Minister, u zegt dat de regiowerking wordt ondersteund door de vijf ondersteuningspunten en de vijf uitleendiensten van Sport Vlaanderen. Vallen de werkingsgebieden van die vijf uitleendiensten en ondersteuningspunten samen met de provincies? Hebben de nieuwe subsidiereglementen, waarmee u een aanbod van A tot Z ondersteunt, van G-sport tot topsport, een decretale onderbouw?

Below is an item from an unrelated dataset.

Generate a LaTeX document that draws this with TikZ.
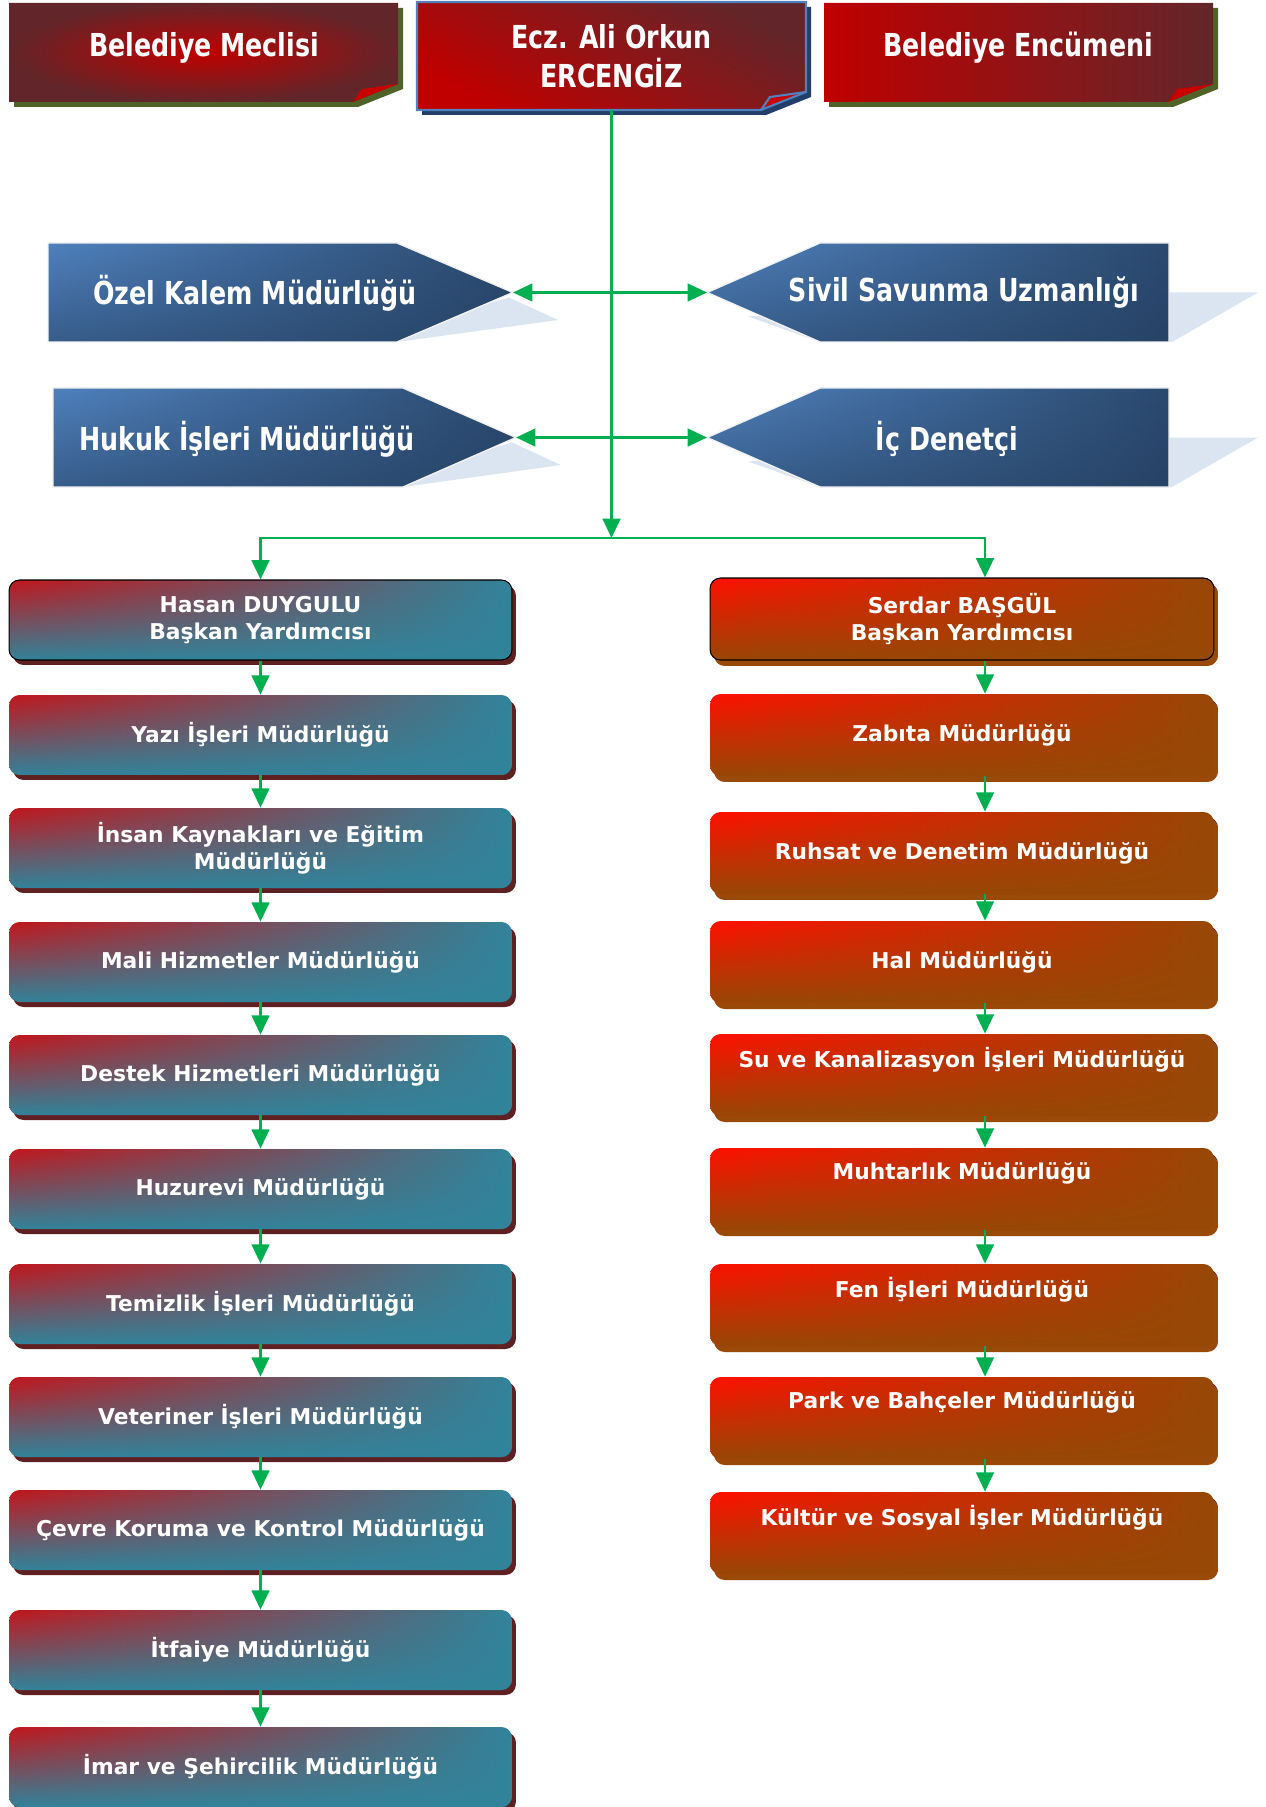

De heer Moyaers heeft het woord.
Minister, zelf heb ik hierover een schriftelijke vraag gesteld waarop ik van u een antwoord kreeg. Ik sluit me toch aan bij deze terechte vragen waarover nog wat onduidelijkheid is. In mijn schriftelijke vraag vroeg ik naar de overdracht, of het al duidelijk was waar het overgedragen personeel van de provincies zou worden tewerkgesteld. Meer dan een oplijsting van het aantal over te hevelen mensen heb ik niet ontvangen. Hebt u op dit moment zicht op welke specifieke functies die mensen voor Sport Vlaanderen zullen vervullen? Is het identiek hetzelfde als wat ze deden voor de provincies?
Collega Pochet maakte al een opmerking over Limburg, wat me altijd zeer veel plezier doet. Van de lijst met over te hevelen personeelsleden van de provincie viel het me op dat vooral in Limburg heel weinig mensen zijn overgeheveld. Voor Antwerpen komen er een veertigtal naar Sport Vlaanderen, voor Oost-Vlaanderen zijn er dat zeven, voor Vlaams-Brabant acht, voor West-Vlaanderen zes en in Limburg is er slechts één iemand overgeheveld. Ook de kredieten zijn overgedragen en het overgedragen bedrag voor Limburg viel best mee. Afgerond komt het neer op 500.000 euro. In vergelijking met de andere provincies is dat toch wel een wat lager bedrag. U zegt wel in uw antwoord dat de overgedragen bedragen vooral dienen om de overgekomen mensen te betalen.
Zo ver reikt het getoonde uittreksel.